There are many vague theories being discussed as to why Treasury yields have risen so much since January, but it isn’t that complicated. The Treasury market’s primary driver is the outlook for growth and inflation and the sell-off (rates higher) since January can be fully explained by these two things.

It all started last November. It was a strangely uniform month of weak top-tier economic data. ISM manufacturing fell 2+ points, non-farm payrolls missed expectations with a significant prior revision down, the unemployment rate rose to 3.9% and would’ve triggered the Sahm Rule if it were sustained, headline CPI and the PCE deflator were flat, and Industrial Production missed expectations. Then, at the end of the month (11/29), the Beige Book (which gathers anecdotal information from the Fed’s 12 districts) showed that an alarming eight of twelve Federal reserve districts were contracting. This condition is very rare and only seen near-to and within recessions.

Despite promoting “higher for longer” just weeks before, this seemingly scared the Fed because they had stopped raising rates in July and as often happens soon after that point, a recession starts. They had pressure to lower rates from their business constituencies (Beige Book), but also from the economic data. Governor Christopher Waller made an influential speech on 11/28 called “Something Appears to be Giving” where he made a point in the Q&A session to say that interest rates could be lowered soon just because inflation had fallen. The whole FOMC then amplified this lowering impulse at their 12/13 meeting; indicating a bias towards easing rates.

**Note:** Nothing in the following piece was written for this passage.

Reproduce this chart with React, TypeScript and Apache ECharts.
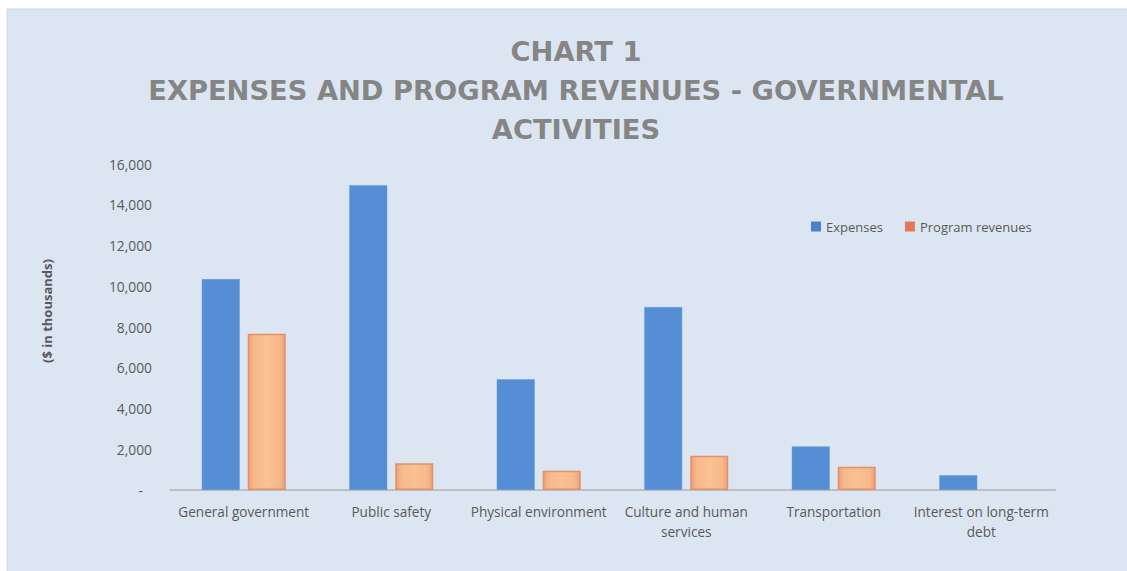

And so, this one month of weak economic data combined with the Fed’s reaction to it, fostered the conditions for the bond market to price seven 0.25% Fed rate cuts by the end of 2024 (as-of 1/16/2024.) Had the economic data released after November continued this weak, the Fed may have lowered this much or more. But it didn’t. The bond market extrapolated too far.

Top-tier economic data released in December began to rebound with the unemployment rate falling back to 3.7% and retail sales beating expectations by 3x. Then in January, payrolls beat expectations, Q4 GDP came in at 3.3% versus 2.0% expected, and consumer spending beat expectations. CPI was also hotter than expectations. In February, manufacturing ISM had risen back above 49 (from 46.7 in December), payrolls beat expectations by a huge 168k with a big prior upward revision, service ISM rose to 53.4, and CPI was hot.

Then in March, payrolls beat expectations by 75k jobs with core CPI a little hotter than expected and consumer spending better than expected. This month, payrolls beat expectations by 89k jobs, the manufacturing ISM survey rose above 50 (expansion), CPI inflation (core and headline) was hotter than expectations, and consumer spending rose more than expectations.

The Beige Book, which showed 8 of 12 districts contracting in November, has subsequently improved to 4 districts contracting in January, then 1 in March, and none in April.

More than just inflation being hotter, the economy has improved considerably since November and this is why interest rates have risen so much.

But, this says nothing about the future. Just like nobody predicted how uniformly weak the economic data released in November was, economic data will inevitably turn negative again based on the phase of the business cycle we are in. We are seemingly near the end of the expansion phase as told by the inversion of the yield curve, a deep fall in Leading Economic Indicators, the end of the Fed’s raising campaign, and more recently, the de-inversion of the yield curve. When the yield curve returns positive (10-year minus 2-year), it will be the final signal that a recession is imminent.

Because strong economic data and hotter inflation has caused interest rates to rise, weaker data will cause them to fall. We may have seen the first hint of this with yesterday’s weak Q1 GDP figure (1.6%), but more data is needed to know.